Quality is our asset: the international transmission of liquidity regulation

Staff working papers set out research in progress by our staff, with the aim of encouraging comments and debate.
Published on 15 May 2020

Staff Working Paper No. 860

By Dennis Reinhardt, Stephen Reynolds, Rhiannon Sowerbutts and Carlos van Hombeeck

We examine how banks’ cross-border lending reacts to changes in liquidity regulation using a new dataset on Individual Liquidity Guidance (ILG), which was enacted in the UK from 2000 to 2015 and is similar to the Basel III Liquidity Coverage Ratio.
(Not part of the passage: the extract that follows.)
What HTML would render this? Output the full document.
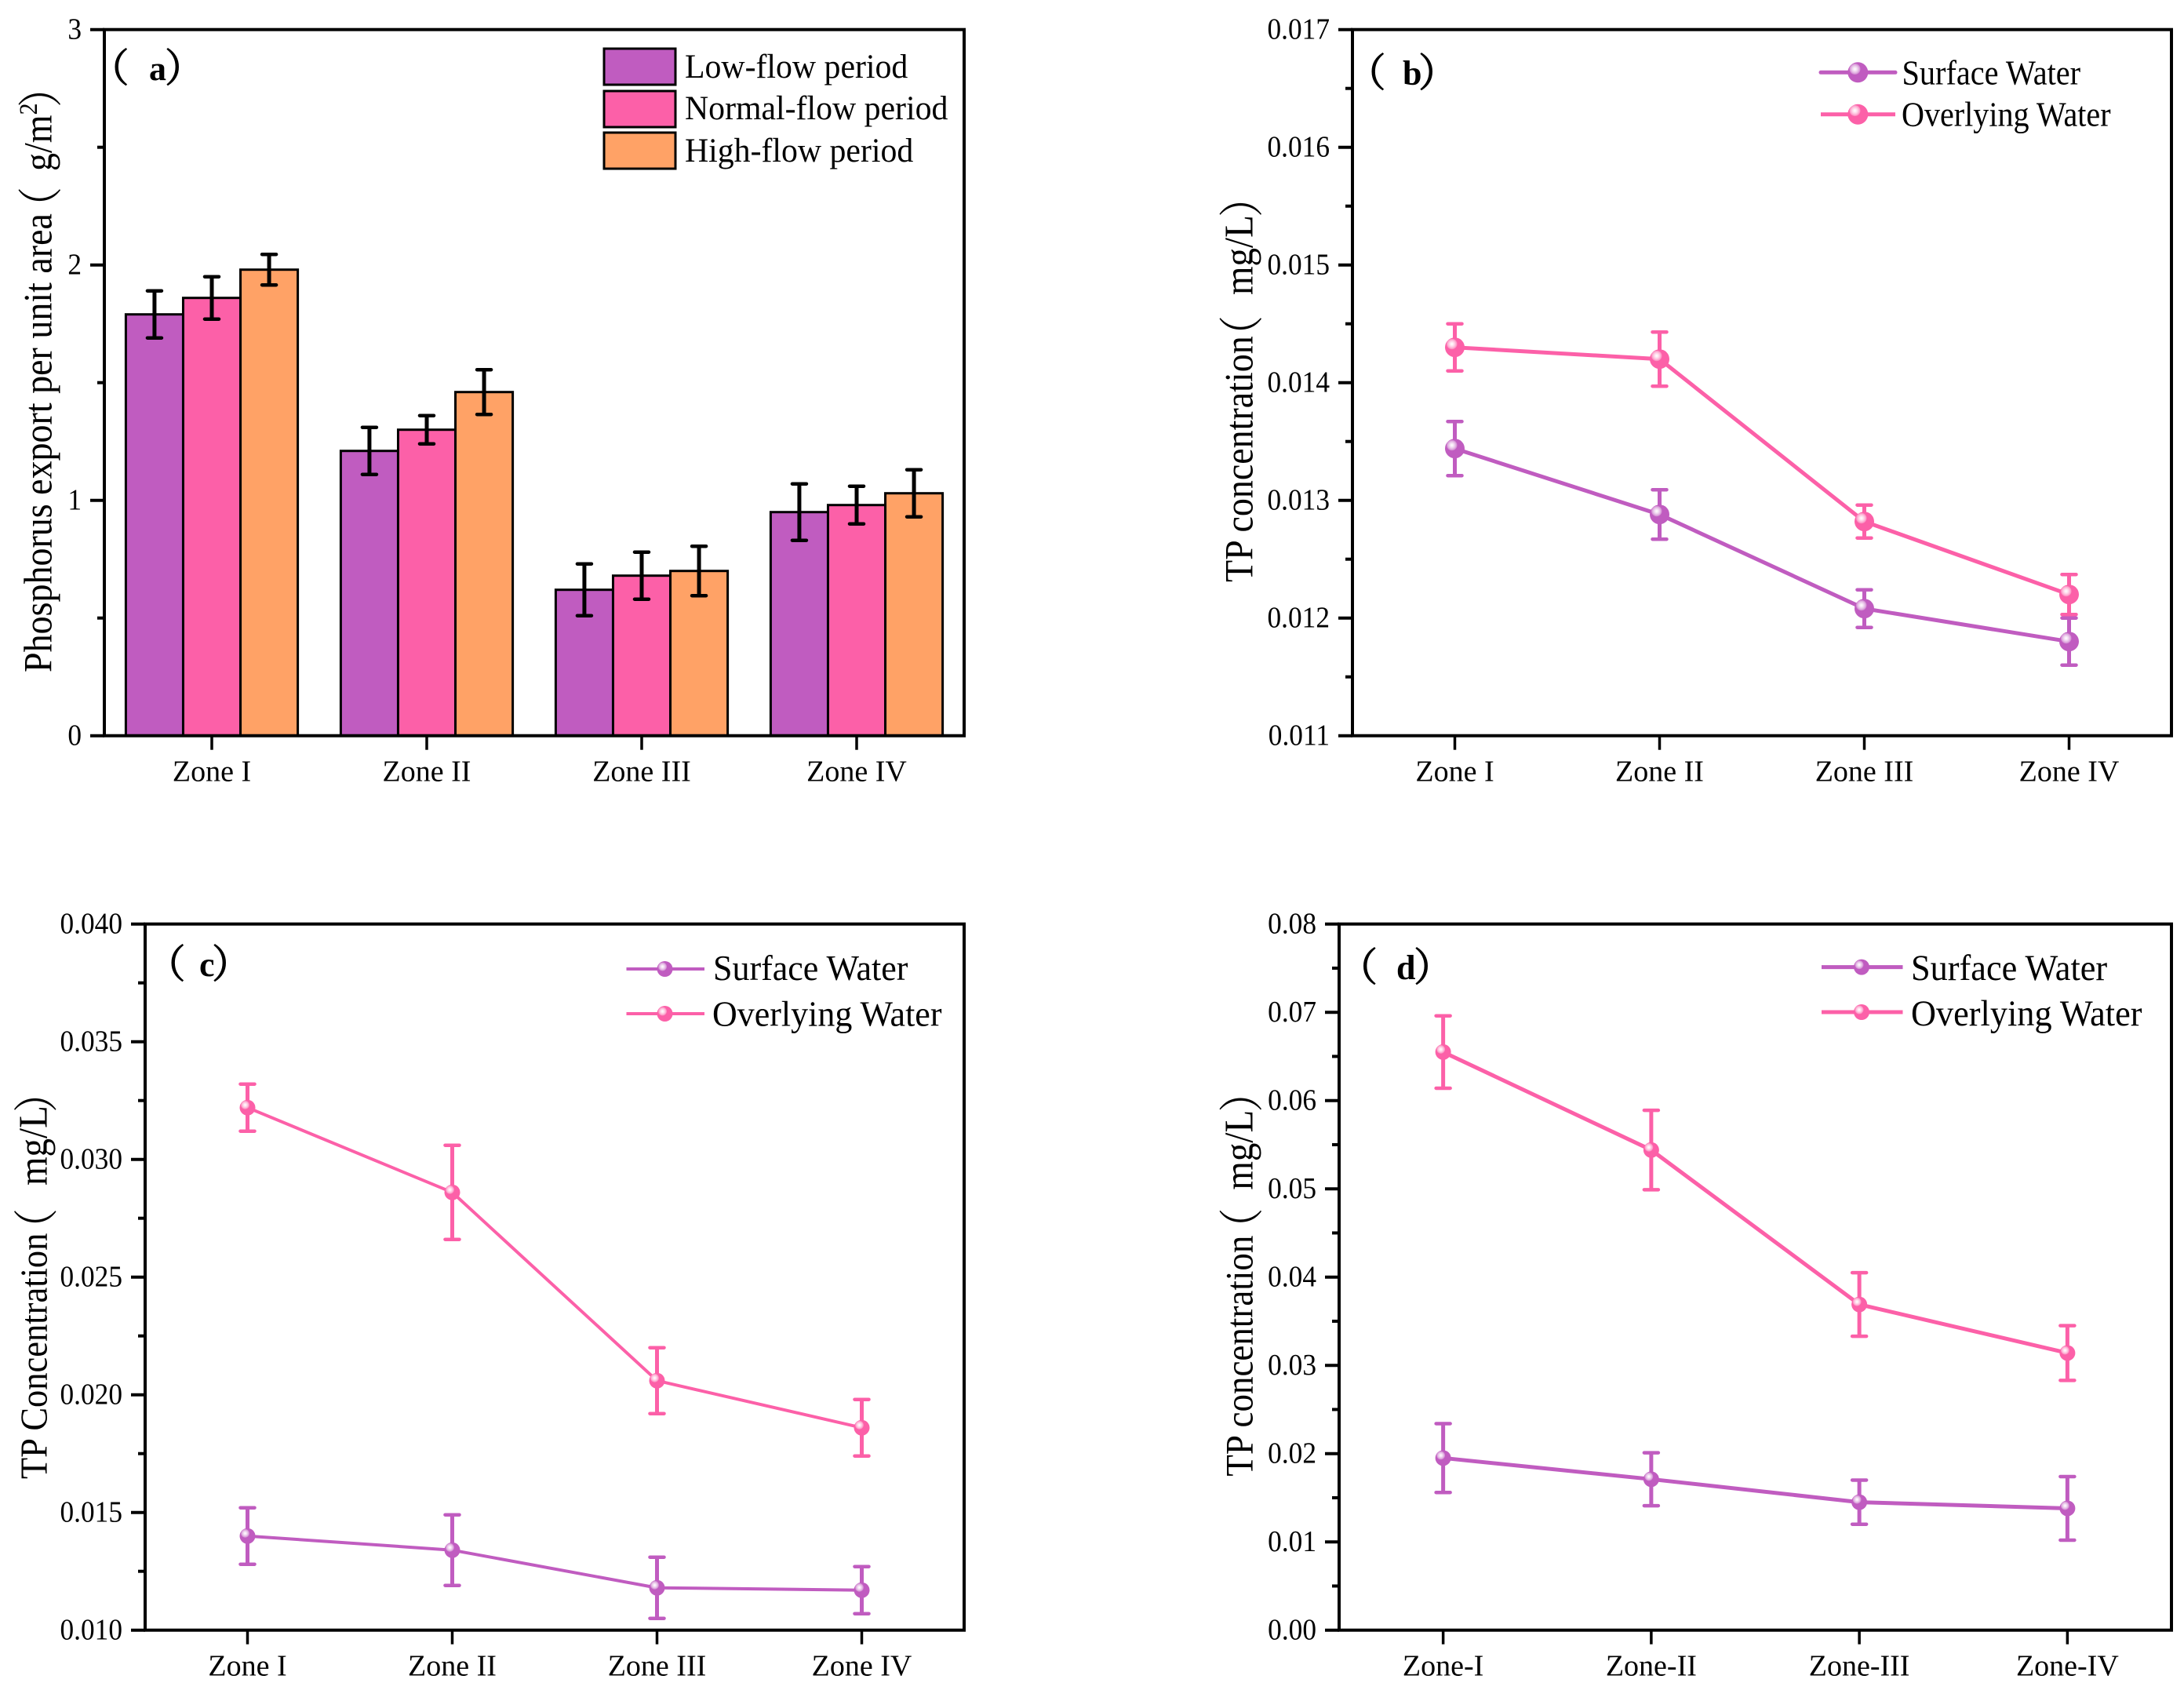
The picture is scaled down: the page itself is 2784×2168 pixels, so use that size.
<!DOCTYPE html>
<html lang="en">
<head>
<meta charset="utf-8">
<title>Phosphorus export and TP concentration by zone</title>
<style>
html,body{margin:0;padding:0;background:#fff;}
svg{display:block;}
text{font-family:"Liberation Serif","Noto Serif CJK SC",serif;fill:#000;}
</style>
</head>
<body>
<svg id="figure" xmlns="http://www.w3.org/2000/svg" width="2784" height="2168" viewBox="0 0 2784 2168">
  <defs>
    <radialGradient id="sphere-highlight" cx="0.5" cy="0.5" r="0.5">
      <stop offset="0" stop-color="#fff" stop-opacity="1"/>
      <stop offset="0.3" stop-color="#fff" stop-opacity="0.85"/>
      <stop offset="0.65" stop-color="#fff" stop-opacity="0.6"/>
      <stop offset="1" stop-color="#fff" stop-opacity="0.25"/>
    </radialGradient>
  </defs>
  <rect x="0" y="0" width="2784" height="2168" fill="#fff"/>

  <g id="panel-a"></g>
  <g id="panel-b"></g>
  <g id="panel-c"></g>
  <g id="panel-d"></g>

  <!-- Panel labels -->
  <text y="102" font-size="44" font-weight="bold"><tspan x="114.5" dy="2" font-size="50" font-weight="normal" stroke="#000" stroke-width="1.1">（</tspan><tspan x="190" dy="-2">a</tspan><tspan x="210" dy="2" font-size="50" font-weight="normal" stroke="#000" stroke-width="1.1">）</tspan></text>
  <text y="108" font-size="44" font-weight="bold"><tspan x="1716.5" dy="2" font-size="50" font-weight="normal" stroke="#000" stroke-width="1.1">（</tspan><tspan x="1788" dy="-2">b</tspan><tspan x="1808" dy="2" font-size="50" font-weight="normal" stroke="#000" stroke-width="1.1">）</tspan></text>
  <text y="1244" font-size="44" font-weight="bold"><tspan x="186.5" dy="2" font-size="50" font-weight="normal" stroke="#000" stroke-width="1.1">（</tspan><tspan x="254" dy="-2">c</tspan><tspan x="270" dy="2" font-size="50" font-weight="normal" stroke="#000" stroke-width="1.1">）</tspan></text>
  <text y="1248" font-size="44" font-weight="bold"><tspan x="1706" dy="2" font-size="50" font-weight="normal" stroke="#000" stroke-width="1.1">（</tspan><tspan x="1780" dy="-2">d</tspan><tspan x="1802" dy="2" font-size="50" font-weight="normal" stroke="#000" stroke-width="1.1">）</tspan></text>

  <!-- Y axis titles -->
  <text transform="translate(65.6,857) rotate(-90) scale(1,1.1)" font-size="46">Phosphorus export per unit area<tspan x="567" dy="6" font-size="52">（</tspan><tspan x="639" dy="-6">g/m</tspan><tspan dy="-17" font-size="30">2</tspan><tspan x="720" dy="23" font-size="52">）</tspan></text>
  <text transform="translate(1596.6,742) rotate(-90) scale(1,1.1)" font-size="46">TP concentration<tspan x="288" dy="6" font-size="52">（</tspan><tspan x="366" dy="-6" font-size="47">mg/L</tspan><tspan x="465" dy="6" font-size="52">）</tspan></text>
  <text transform="translate(59.7,1885) rotate(-90) scale(1,1.1)" font-size="44.5">TP Concentration<tspan x="293" dy="6" font-size="52">（</tspan><tspan x="374" dy="-6" font-size="47">mg/L</tspan><tspan x="467" dy="6" font-size="52">）</tspan></text>
  <text transform="translate(1596.6,1881.6) rotate(-90) scale(1,1.1)" font-size="45">TP concentration<tspan x="290" dy="6" font-size="52">（</tspan><tspan x="365" dy="-6" font-size="47">mg/L</tspan><tspan x="464" dy="6" font-size="52">）</tspan></text>

  <!-- Legend a -->
  <g>
    <rect x="770" y="62" width="91" height="46" fill="#C05CC0" stroke="#000" stroke-width="3"/>
    <rect x="770" y="116" width="91" height="46" fill="#FC60A8" stroke="#000" stroke-width="3"/>
    <rect x="770" y="169" width="91" height="46" fill="#FFA266" stroke="#000" stroke-width="3"/>
    <text transform="translate(873,99) scale(1,1.05)" font-size="41.8">Low-flow period</text>
    <text transform="translate(873,152) scale(1,1.05)" font-size="41.8">Normal-flow period</text>
    <text transform="translate(873,206) scale(1,1.05)" font-size="41.8">High-flow period</text>
  </g>

  <!-- Legend b -->
  <g>
    <line x1="2321" y1="92.3" x2="2416" y2="92.3" stroke="#C05CC0" stroke-width="5" stroke-linecap="round"/>
    <circle cx="2368.3" cy="92.3" r="13" fill="#C05CC0"/>
    <circle cx="2364.5" cy="88" r="7" fill="url(#sphere-highlight)"/>
    <line x1="2321" y1="145.7" x2="2416" y2="145.7" stroke="#FC60A8" stroke-width="5"/>
    <circle cx="2368.3" cy="145.7" r="13" fill="#FC60A8"/>
    <circle cx="2364.5" cy="141" r="7" fill="url(#sphere-highlight)"/>
    <text transform="translate(2424.5,107.7) scale(1,1.1)" font-size="40.3">Surface Water</text>
    <text transform="translate(2424,160.7) scale(1,1.1)" font-size="40.1">Overlying Water</text>
  </g>

  <!-- Legend c -->
  <g>
    <line x1="798.5" y1="1235" x2="898" y2="1235" stroke="#C05CC0" stroke-width="4"/>
    <circle cx="847.5" cy="1235" r="10" fill="#C05CC0"/>
    <circle cx="844.5" cy="1232" r="5.5" fill="url(#sphere-highlight)"/>
    <line x1="798.5" y1="1292" x2="898" y2="1292" stroke="#FC60A8" stroke-width="4"/>
    <circle cx="847.5" cy="1292" r="10" fill="#FC60A8"/>
    <circle cx="844.5" cy="1289" r="5.5" fill="url(#sphere-highlight)"/>
    <text transform="translate(909,1249) scale(1,1.04)" font-size="44">Surface Water</text>
    <text transform="translate(908,1307.5) scale(1,1.04)" font-size="44">Overlying Water</text>
  </g>

  <!-- Legend d -->
  <g>
    <line x1="2322" y1="1232.6" x2="2425.5" y2="1232.6" stroke="#C05CC0" stroke-width="5"/>
    <circle cx="2373" cy="1232.6" r="10" fill="#C05CC0"/>
    <circle cx="2370" cy="1229.6" r="5.5" fill="url(#sphere-highlight)"/>
    <line x1="2322" y1="1290" x2="2425.5" y2="1290" stroke="#FC60A8" stroke-width="5"/>
    <circle cx="2373" cy="1290" r="10" fill="#FC60A8"/>
    <circle cx="2370" cy="1287" r="5.5" fill="url(#sphere-highlight)"/>
    <text transform="translate(2436,1249) scale(1,1.04)" font-size="44.3">Surface Water</text>
    <text transform="translate(2436,1307) scale(1,1.04)" font-size="44.3">Overlying Water</text>
  </g>
</svg>

<script>
// ---- Panel (a) data ----
var zonesA = ['Zone I', 'Zone II', 'Zone III', 'Zone IV'];
var yTickLabelsA = ['0', '1', '2', '3'];
var lowFlow = [1.79, 1.21, 0.62, 0.95];
var normalFlow = [1.86, 1.30, 0.68, 0.98];
var highFlow = [1.98, 1.46, 0.70, 1.03];
var lowFlowErr = [0.10, 0.10, 0.11, 0.12];
var normalFlowErr = [0.09, 0.06, 0.10, 0.08];
var highFlowErr = [0.065, 0.095, 0.105, 0.10];

// ---- Panel (b) data ----
var zonesB = ['Zone I', 'Zone II', 'Zone III', 'Zone IV'];
var yTickLabelsB = ['0.011', '0.012', '0.013', '0.014', '0.015', '0.016', '0.017'];
var surfaceB = [0.01344, 0.01288, 0.01208, 0.0118];
var surfaceErrB = [0.00023, 0.00021, 0.00016, 0.0002];
var overlyingB = [0.0143, 0.0142, 0.01282, 0.0122];
var overlyingErrB = [0.0002, 0.00023, 0.00014, 0.00017];

// ---- Panel (c) data ----
var zonesC = ['Zone I', 'Zone II', 'Zone III', 'Zone IV'];
var yTickLabelsC = ['0.010', '0.015', '0.020', '0.025', '0.030', '0.035', '0.040'];
var surfaceC = [0.014, 0.0134, 0.0118, 0.0117];
var surfaceErrC = [0.0012, 0.0015, 0.0013, 0.001];
var overlyingC = [0.0322, 0.0286, 0.0206, 0.0186];
var overlyingErrC = [0.001, 0.002, 0.0014, 0.0012];

// ---- Panel (d) data ----
var zonesD = ['Zone-I', 'Zone-II', 'Zone-III', 'Zone-IV'];
var yTickLabelsD = ['0.00', '0.01', '0.02', '0.03', '0.04', '0.05', '0.06', '0.07', '0.08'];
var surfaceD = [0.0195, 0.0171, 0.0145, 0.0138];
var surfaceErrD = [0.0039, 0.003, 0.0025, 0.0036];
var overlyingD = [0.0655, 0.0544, 0.0369, 0.0314];
var overlyingErrD = [0.0041, 0.0045, 0.0036, 0.0031];

var PURPLE = '#C05CC0';
var PINK = '#FC60A8';
var ORANGE = '#FFA266';
var NS = 'http://www.w3.org/2000/svg';

function make(tag, parent, attrs) {
  var node = document.createElementNS(NS, tag);
  for (var k in attrs) { node.setAttribute(k, attrs[k]); }
  parent.appendChild(node);
  return node;
}

function linearScale(d0, d1, r0, r1) {
  return function (v) { return r0 + (v - d0) / (d1 - d0) * (r1 - r0); };
}

function bandCenter(frame, count) {
  return function (i) { return frame.left + (i + 0.5) * (frame.right - frame.left) / count; };
}

function drawAxes(g, frame, categories, tickLabels, prefix) {
  var values = tickLabels.map(parseFloat);
  var y = linearScale(values[0], values[values.length - 1], frame.bottom, frame.top);
  var x = bandCenter(frame, categories.length);

  values.forEach(function (v, i) {
    var tick = make('line', g, { x1: frame.left - 18, x2: frame.left, y1: y(v), y2: y(v), stroke: '#000', 'stroke-width': 4 });
    
    
    var label = make('text', g, { transform: 'translate(' + (frame.left - 29) + ',' + (y(v) + 12) + ') scale(0.93,1)', 'text-anchor': 'end', 'font-size': 38 });
    label.textContent = tickLabels[i];
    
    
    if (i < values.length - 1) {
      var mid = (v + values[i + 1]) / 2;
      var minor = make('line', g, { x1: frame.left - 9, x2: frame.left, y1: y(mid), y2: y(mid), stroke: '#000', 'stroke-width': 4 });
      
      
    }
  });

  categories.forEach(function (c, i) {
    var tick = make('line', g, { x1: x(i), x2: x(i), y1: frame.bottom, y2: frame.bottom + 18, stroke: '#000', 'stroke-width': 3.5 });
    
    
    var label = make('text', g, { x: x(i), y: frame.bottom + 58, 'text-anchor': 'middle', 'font-size': 38 });
    label.textContent = c;
    
    
  });
  return y;
}

function drawFrame(g, frame, prefix) {
  var box = make('rect', g, { x: frame.left, y: frame.top, width: frame.right - frame.left, height: frame.bottom - frame.top, fill: 'none', stroke: '#000', 'stroke-width': 4 });
  
  
}

function drawErrorBar(g, cx, yLo, yHi, color, width, capHalf, name) {
  var stem = make('line', g, { x1: cx, x2: cx, y1: yLo, y2: yHi, stroke: color, 'stroke-width': width });
  
  
  var capTop = make('line', g, { x1: cx - capHalf, x2: cx + capHalf, y1: yHi, y2: yHi, stroke: color, 'stroke-width': 4.5, 'stroke-linecap': 'round' });
  
  
  var capBottom = make('line', g, { x1: cx - capHalf, x2: cx + capHalf, y1: yLo, y2: yLo, stroke: color, 'stroke-width': 4.5, 'stroke-linecap': 'round' });
  
  
}

function drawBarPanel(id, frame, categories, tickLabels, seriesList) {
  var g = document.getElementById(id);
  var y = drawAxes(g, frame, categories, tickLabels, id);
  var x = bandCenter(frame, categories.length);
  var band = (frame.right - frame.left) / categories.length;
  var barW = band * 0.8 / seriesList.length;
  seriesList.forEach(function (s, si) {
    s.values.forEach(function (v, i) {
      var bx = x(i) + (si - seriesList.length / 2) * barW;
      var bar = make('rect', g, { x: bx, y: y(v), width: barW, height: y(0) - y(v), fill: s.color, stroke: '#000', 'stroke-width': 3 });
      
      
    });
  });
  seriesList.forEach(function (s, si) {
    s.values.forEach(function (v, i) {
      var cx = x(i) + (si + 0.5 - seriesList.length / 2) * barW;
      drawErrorBar(g, cx, y(v - s.err[i]), y(v + s.err[i]), '#000', 5, 9, 'bar-' + s.key);
    });
  });
  drawFrame(g, frame, id);
}

function drawLinePanel(id, frame, categories, tickLabels, seriesList, opts) {
  var g = document.getElementById(id);
  var y = drawAxes(g, frame, categories, tickLabels, id);
  var x = bandCenter(frame, categories.length);
  seriesList.forEach(function (s) {
    var pts = s.values.map(function (v, i) { return x(i) + ',' + y(v); }).join(' ');
    s.values.forEach(function (v, i) {
      drawErrorBar(g, x(i), y(v - s.err[i]), y(v + s.err[i]), s.color, 5, 9, s.key);
    });
    var line = make('polyline', g, { points: pts, fill: 'none', stroke: s.color, 'stroke-width': opts.lineWidth });
    
    
    s.values.forEach(function (v, i) {
      var dot = make('circle', g, { cx: x(i), cy: y(v), r: opts.r, fill: s.color });
      
      
      var shine = make('circle', g, { cx: x(i) - opts.r * 0.3, cy: y(v) - opts.r * 0.34, r: opts.r * 0.54, fill: 'url(#sphere-highlight)' });
      
      
    });
  });
  drawFrame(g, frame, id);
}

drawBarPanel('panel-a', { left: 133, right: 1229, top: 37.7, bottom: 937.7 }, zonesA, yTickLabelsA, [
  { key: 'low-flow', color: PURPLE, values: lowFlow, err: lowFlowErr },
  { key: 'normal-flow', color: PINK, values: normalFlow, err: normalFlowErr },
  { key: 'high-flow', color: ORANGE, values: highFlow, err: highFlowErr }
]);

drawLinePanel('panel-b', { left: 1724, right: 2768, top: 37.7, bottom: 937.7 }, zonesB, yTickLabelsB, [
  { key: 'surface-water', color: PURPLE, values: surfaceB, err: surfaceErrB },
  { key: 'overlying-water', color: PINK, values: overlyingB, err: overlyingErrB }
], { r: 12.5, lineWidth: 5 });

drawLinePanel('panel-c', { left: 185, right: 1229, top: 1177.7, bottom: 2077.7 }, zonesC, yTickLabelsC, [
  { key: 'surface-water', color: PURPLE, values: surfaceC, err: surfaceErrC },
  { key: 'overlying-water', color: PINK, values: overlyingC, err: overlyingErrC }
], { r: 10, lineWidth: 4 });

drawLinePanel('panel-d', { left: 1707, right: 2768, top: 1177.7, bottom: 2077.7 }, zonesD, yTickLabelsD, [
  { key: 'surface-water', color: PURPLE, values: surfaceD, err: surfaceErrD },
  { key: 'overlying-water', color: PINK, values: overlyingD, err: overlyingErrD }
], { r: 10, lineWidth: 5 });
</script>
</body>
</html>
A one percentage point increase in liquidity requirements to total assets reduces UK resident banks’ cross-border lending growth by around 0.6 percentage points and both bank and non-bank lending are affected. But quality matters: an increase in the holdings of High Quality Liquid Asset (HQLA) qualifying sovereign debt offsets some of the reduction in total cross-border lending growth. Furthermore, the strongest reduction is driven by foreign subsidiaries from countries where sovereigns do not issue HQLA; in contrast subsidiaries from countries issuing HQLA are able to protect their lending to unrelated entities and cut their intragroup lending instead. Banks with a higher deposit share as a consequence of established retail operations, such as those headquartered in the UK, are also able to offset the effects of increases of liquidity requirement on cross-border lending.